El Salvador improves its rating with Fitch Rating

Written by Evelyn Alas

Fiscal measures and bond payments have improved El Salvador's position and are anticipated to be a good trend in the country.

El Salvador has achieved a "CCC+" rating in the Fitch Rating thanks to the payment of bonds at the beginning of the year. The same rating agency detailed that its expectations have been surpassed by the measures taken by the Salvadoran government to comply with its debt obligations, which implies that the probabilities of default are non-existent.

One of these measures implemented is the reduction of the fiscal deficit, bringing it down to 2.5% of GDP in 2022, compared to 2020 (10.1%) and 2021 (5.5%), which translates to a steady work of solid tax collection and a committed reduction of expenditures.

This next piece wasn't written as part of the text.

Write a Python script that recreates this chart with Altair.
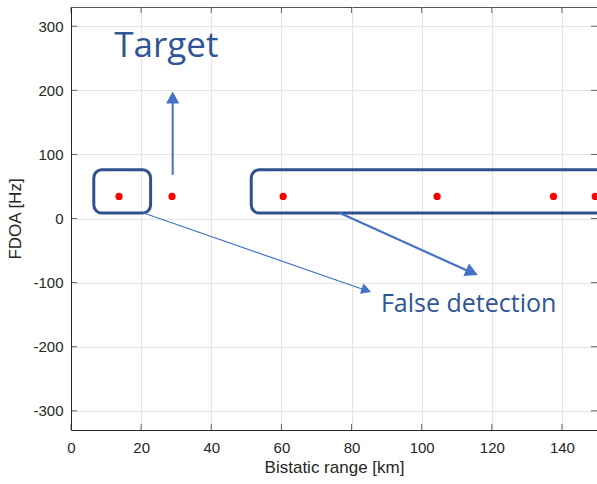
import altair as alt
import pandas as pd

# detections
det_range_km = [13.7, 28.8, 60.5, 104.4, 137.6, 149.5]
det_fdoa_hz = [34.4, 34.4, 34.4, 34.4, 34.4, 34.4]

x_ticks = [0, 20, 40, 60, 80, 100, 120, 140]
y_ticks = [-300, -200, -100, 0, 100, 200, 300]

# annotation boxes (data coords)
box_x1 = [6.5, 51.4]
box_x2 = [22.7, 156.0]
box_y1 = [76, 76]
box_y2 = [8.4, 8.4]

# arrow shafts
arr_x1 = [29.0, 20.5, 76.5]
arr_y1 = [68.0, 9.0, 9.0]
arr_x2 = [29.0, 84.0, 114.5]
arr_y2 = [185.0, -112.0, -85.0]
arr_w = [2.0, 1.2, 2.2]
# arrow heads (tip positions)
head_x = [29.0, 85.6, 116.0]
head_y = [198.0, -114.5, -88.0]
head_angle = [0, 109, 114]
head_size = [144, 100, 160]

labels_text = ["Target", "False detection"]
labels_x = [27.2, 113.4]
labels_y = [252.0, -145.4]
labels_size = [35, 25]

XD = [0, 150]
YD = [-330, 330]
BLUE = "#4472C4"
DARK = "#2F528F"
TXT = "#2F5597"
AX = "#262626"

xs = alt.Scale(domain=XD, nice=False, zero=False)
ys = alt.Scale(domain=YD, nice=False, zero=False)

pts = pd.DataFrame({"x": det_range_km, "y": det_fdoa_hz})
boxes = pd.DataFrame({"x": box_x1, "x2": box_x2, "y": box_y1, "y2": box_y2})
arrows = pd.DataFrame({"x": arr_x1, "y": arr_y1, "x2": arr_x2, "y2": arr_y2, "w": arr_w})
heads = pd.DataFrame({"x": head_x, "y": head_y, "a": head_angle, "s": head_size})
labs = pd.DataFrame({"x": labels_x, "y": labels_y, "t": labels_text, "fs": labels_size})
xt = pd.DataFrame({"v": x_ticks})
yt = pd.DataFrame({"v": y_ticks})

base_x_axis = alt.Axis(values=x_ticks, title="Bistatic range [km]", grid=True,
                       gridColor="#e4e4e4", ticks=False, domainColor=AX,
                       labelColor=AX, titleColor=AX, labelFont="Liberation Sans",
                       titleFont="Liberation Sans", labelFontSize=15, titleFontSize=17,
                       titleFontWeight="normal", labelPadding=10, titlePadding=4,
                       labelFlush=False, labelExpr="'' + datum.value")
base_y_axis = alt.Axis(values=y_ticks, title="FDOA [Hz]", grid=True,
                       gridColor="#e4e4e4", ticks=False, domainColor=AX,
                       labelColor=AX, titleColor=AX, labelFont="Liberation Sans",
                       titleFont="Liberation Sans", labelFontSize=15, titleFontSize=17,
                       titleFontWeight="normal", labelPadding=8, titlePadding=8,
                       labelFlush=False, labelExpr="'' + datum.value")

grid_layer = alt.Chart(pts).mark_point(opacity=0).encode(
    x=alt.X("x:Q", scale=xs, axis=base_x_axis),
    y=alt.Y("y:Q", scale=ys, axis=base_y_axis),
)

tick_bottom = alt.Chart(xt).mark_tick(orient="vertical", size=6, yOffset=-3, color=AX, thickness=1).encode(
    x=alt.X("v:Q", scale=xs), y=alt.datum(YD[0]))
tick_top = alt.Chart(xt).mark_tick(orient="vertical", size=6, yOffset=3, color=AX, thickness=1).encode(
    x=alt.X("v:Q", scale=xs), y=alt.datum(YD[1]))
tick_left = alt.Chart(yt).mark_tick(orient="horizontal", size=6, xOffset=3, color=AX, thickness=1).encode(
    y=alt.Y("v:Q", scale=ys), x=alt.datum(XD[0]))
tick_right = alt.Chart(yt).mark_tick(orient="horizontal", size=6, xOffset=-3, color=AX, thickness=1).encode(
    y=alt.Y("v:Q", scale=ys), x=alt.datum(XD[1]))

box_layer = alt.Chart(boxes).mark_rect(fillOpacity=0, stroke=DARK, strokeWidth=3,
                                       cornerRadius=8, clip=True).encode(
    x=alt.X("x:Q", scale=xs), x2="x2:Q", y=alt.Y("y:Q", scale=ys), y2="y2:Q")

arrow_layer = alt.Chart(arrows).mark_rule(color=BLUE).encode(
    x=alt.X("x:Q", scale=xs), y=alt.Y("y:Q", scale=ys), x2="x2:Q", y2="y2:Q",
    strokeWidth=alt.StrokeWidth("w:Q", scale=None))

head_layer = alt.Chart(heads).mark_point(
    shape="M0,0 L-1.1,2 L1.1,2 Z", filled=True, opacity=1, color=BLUE, strokeWidth=0).encode(
    x=alt.X("x:Q", scale=xs), y=alt.Y("y:Q", scale=ys),
    angle=alt.Angle("a:Q", scale=None), size=alt.Size("s:Q", scale=None))

pt_layer = alt.Chart(pts).mark_circle(color="#FF0000", size=52, opacity=1, clip=True).encode(
    x=alt.X("x:Q", scale=xs), y=alt.Y("y:Q", scale=ys))

text_layer = alt.Chart(labs).mark_text(font="Open Sans", color=TXT, baseline="alphabetic", align="center").encode(
    x=alt.X("x:Q", scale=xs), y=alt.Y("y:Q", scale=ys), text="t:N",
    size=alt.Size("fs:Q", scale=None))

chart = alt.layer(grid_layer, tick_bottom, tick_top, tick_left, tick_right,
                  box_layer, arrow_layer, head_layer, pt_layer, text_layer).properties(
    width=526, height=423,
    padding={"left": 71, "top": 7, "right": 0, "bottom": 54},
    autosize=alt.AutoSizeParams(type="none"),
    background="white",
).configure_view(stroke="#555555", strokeWidth=1)

chart.save("out.html", embed_options={"renderer": "svg", "actions": False})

The repurchase of sovereign bonds has also been hailed as a resounding success, as a reduction in outstanding debt from $800 million to $348 million was achieved.

In addition to this, the government of El Salvador reached 75.9% in non-financial public sector debt, compared to 88.1% in 2020 and 80.4% in 2021.

According to Fitch, the projections for El Salvador are very good, as a downward trend in public debt/GDP and a continuation of the good course for fiscal consolidation are expected.